Aside from releasing the above print for Comic-Con, Bryan Lee O’Malley has remained very tight-lipped about his upcoming graphic novel, SECONDS, to be published by Random House in 2013. With his post-Scott Pilgrim profile just growing and growing, the book is sure to be the object of much attention. Thus it was surprising that an interview at the Random House Canada site was posted yesterday with many details on the book. And in fact the interview has since been taken down. But not before every website in town picked up on the details:

“I came up with the general idea for Seconds right after completing the first volume of Scott Pilgrim,” O’Malley says. “I worked in a restaurant in Toronto for a little while to pay the bills while writing the second volume and planning the rest of the series, and I had a few ideas for this other story, a story about a restaurant. So, Seconds is about a restaurant, and the restaurant is called Seconds, and 90 percent of the story takes place within it. Beyond that it’s really hard for me to explain and I’m going to have to work on that so I can talk about it properly when it comes out. But it’s funny and weird and kind of big and crazy despite the mundane setting.”
…Seconds is grounded in the reality of this restaurant environment, and I did do plenty of research, so there’s that. It takes place in a town that is like a kinder, gentler fairy tale version of reality. Then it takes off into a story that is very strange, very mental. So it’s a little of both, I guess.  The protagonist, Katie, is a loveable spaz, and she’s in practically every panel; her personality drives the story in a way that’s basically identical to my other work. They’re all very subjective worlds. But this is a new subject, so it’s got its own feeling.”

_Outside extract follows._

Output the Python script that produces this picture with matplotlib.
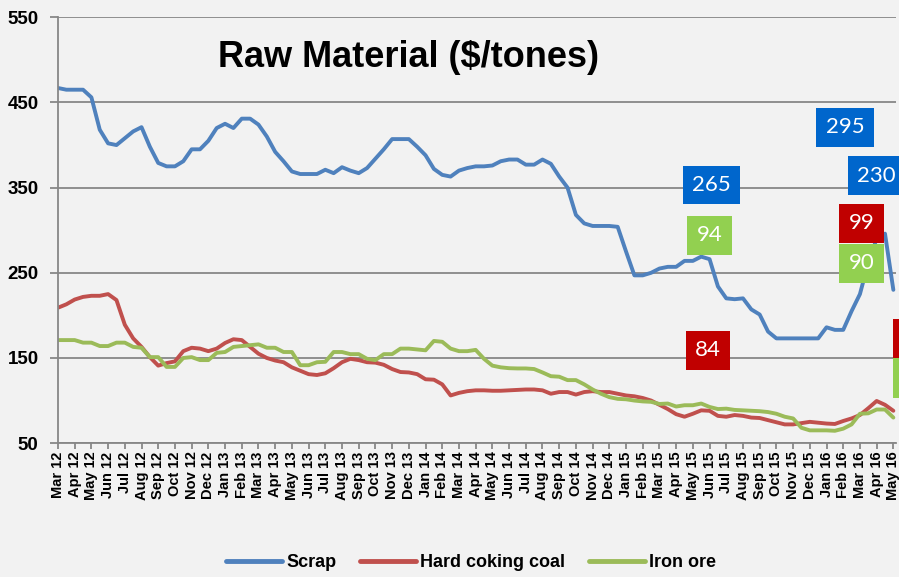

  1. So the book takes place in a restaurant, is strange/weird, and has a lovable spaz named Katie as its protagonist.

    That is a surprising level of detail?

  2. What does ‘spaz’ mean to North Americans? Because from the way he uses it it must mean something very different from how British use it?

  3. the immediate layman interpretation i can imagine hearing is: “Scott Pilgrim in a restaurant” and people expecting that will be disappointed.
    Personally I say it sounds more like a Gen Y version of Cheers and that sounds more interesting than the former and Scott Pilgrim.

  4. In the US, spaz means a little wild, a little crazy. Hyper. I assume it means something derogatory in British English?

  5. Ah right, that makes sense – in the UK, it’s an offensive term used to describe disabled people and to be avoided (although retard is seen as equally offensive) – I didn’t think he meant that.